Google Maps optimizes for breadth over depth. It does navigation, transit, local discovery, and reviews all in one place, for virtually every city in the world. The tradeoff: it is rarely the best tool for any single one of those jobs. Citymapper is more accurate for transit. Dedicated review platforms are more trusted for restaurants. And the routing engine does not accommodate personal preferences like wanting to walk more before boarding a train.
There are also two subtler tradeoffs buried in the product itself. First, Maps is free because Google monetizes local advertising, meaning businesses can pay for promoted placement, which quietly compromises the neutrality of recommendations. Second, because reviewing is not a core behavior in Maps, only people with extreme experiences tend to leave ratings. The silent majority who had a perfectly fine experience never weigh in. The average rating is not a true average of all experiences. It is an average of the people who felt strongly enough to say something.
What got better:one app handles almost everything, for free, everywhere. What got worse: depth, accuracy, personalization, and the reliability of the recommendations themselves.
Step 6: What did the creator knowingly sacrifice?
Google Maps seems to have knowingly sacrificed pinpoint accuracy of transit modes, neutrality in reviews on the platform, and personalization in order to be the default navigation and discovery tool for the entire world. They accepted that transit timings would sometimes be wrong, that restaurant recommendations would be ad-influenced and review-biased, and that routing would not always accommodate individual preferences. These are not oversights. They are the logical consequence of optimizing for one thing above all else: being the single app a person anywhere on the planet can open and immediately get moving. Going deep on any one feature for any one type of user would mean going shallow somewhere else. Google, as a large organization catering to billions of devices worldwide, made peace with that (knowing they have plenty of cool sub-products or features such as Reviews which would be a logical addition to Maps), and built for everyone instead of a hyper-specific persona.
Conclusion
Going into this, I thought I knew Google Maps well. I use it every day.

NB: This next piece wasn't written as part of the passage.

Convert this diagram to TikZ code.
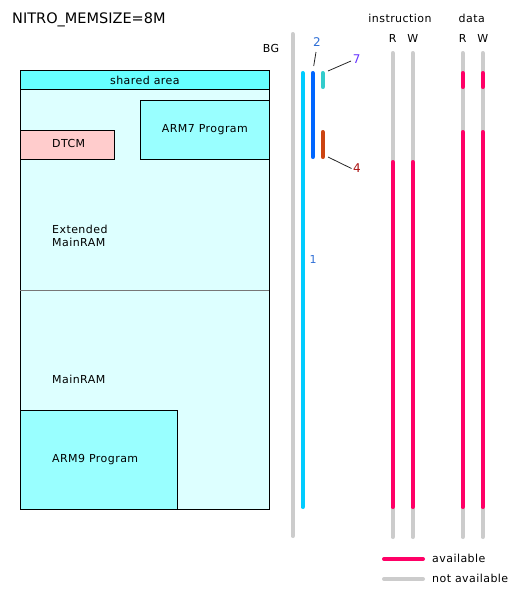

But familiarity is not the same as understanding, and working through this breakdown made that gap obvious. Writing it down was what forced the difference. I could not just gesture at an idea and move on. I had to commit to a sentence, and that commitment exposed where my thinking was vague.
A few things I only understood properly once I had written them out:
The failure mode insight: that every time Maps lets me down, it is the same failure. Inaccurate real-time information. I had felt that frustration before but never connected it across contexts.
The two-layer review problem: ad-driven bias and selection bias are separate issues that compound each other. I would not have seen the second one without pushing through the first.
The breadth versus depth tradeoff: I knew Maps was not the best at any one thing, but writing it out made me realize that was a choice, not a limitation.
What surprised me most was how much of what I experience as frustration is not a failure of execution. It is the product working exactly as designed, just not for the specific depth I wanted. That reframe is uncomfortable in a useful way.
It also changed how I look at products generally. The question I keep coming back to now is not "what does this do" but "what did they decide to (and not to) do, and why." That second question turns out to be far more revealing. Every gap in a product is a decision someone made, consciously or not.
As I learn more about product thinking, I am most curious about what it feels like to be on the other side of these decisions. It is easy to deconstruct someone else's tradeoffs in hindsight. It is a different thing entirely to make them yourself, without knowing what will matter later. That is what I want to get better at.